What the task asks:
Skipping all pictures, set down the lines of the listing from the first through the one with "import matplotlib.pyplot as plt".

------------------------------

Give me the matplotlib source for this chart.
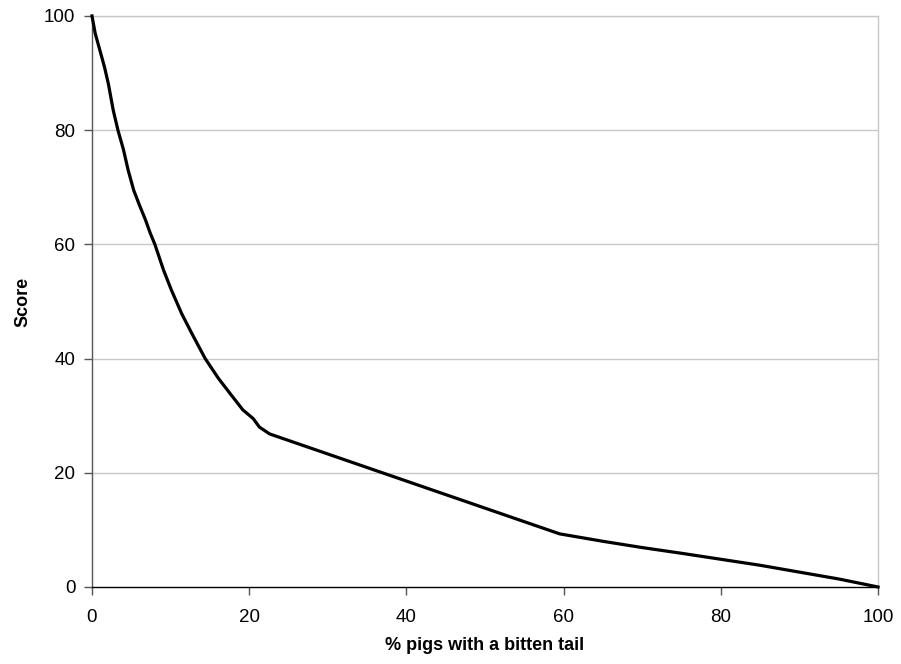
import matplotlib.pyplot as plt

# % pigs with a bitten tail vs score
pct_bitten = [0, 0.4, 1.0, 1.6, 2.1, 2.7, 3.3, 4.0, 4.6, 5.3, 6.0, 6.8, 7.4, 8.0,
              9.1, 10.1, 11.4, 12.7, 14.4, 16.1, 17.5, 19.2, 20.5, 21.3, 22.6,
              59.5, 65, 70, 75, 80, 85, 90, 95, 100]
score = [100, 97, 94, 91, 88.0, 83.5, 80, 76.6, 73, 69.5, 67, 64.3, 62, 60,
         55.5, 52, 47.9, 44.4, 40, 36.5, 34, 31, 29.5, 28, 26.8,
         9.3, 8.0, 6.9, 5.9, 4.85, 3.8, 2.6, 1.4, 0]

x_ticks = [0, 20, 40, 60, 80, 100]
y_ticks = [0, 20, 40, 60, 80, 100]

plt.rcParams['font.family'] = ['Liberation Sans', 'DejaVu Sans']

fig = plt.figure(figsize=(9.01, 6.64), dpi=100)
ax = fig.add_axes([0.1021, 0.116, 0.8724, 0.860])

for v in y_ticks[1:]:
    ax.axhline(v, color='#c8c8c8', linewidth=1.0, zorder=1)

ax.plot(pct_bitten, score, color='black', linewidth=2.3, zorder=3, clip_on=False)

ax.set_xlim(0, 100)
ax.set_ylim(0, 100)
ax.set_xticks(x_ticks)
ax.set_yticks(y_ticks)
ax.tick_params(axis='both', direction='out', length=6, width=1, color='#555555',
               labelsize=13.5)
ax.tick_params(axis='x', pad=10)
ax.tick_params(axis='y', pad=6)

ax.spines['left'].set_color('#555555')
ax.spines['bottom'].set_color('black')
ax.spines['top'].set_color('#c8c8c8')
ax.spines['right'].set_color('#c8c8c8')
for s in ax.spines.values():
    s.set_linewidth(1.0)

ax.set_xlabel('% pigs with a bitten tail', fontsize=13, fontweight='bold', labelpad=8)
ax.set_ylabel('Score', fontsize=13, fontweight='bold', labelpad=9)

fig.savefig('out.png', dpi=100)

------------------------------

Completed task:
Give me the matplotlib source for this chart.
import matplotlib.pyplot as plt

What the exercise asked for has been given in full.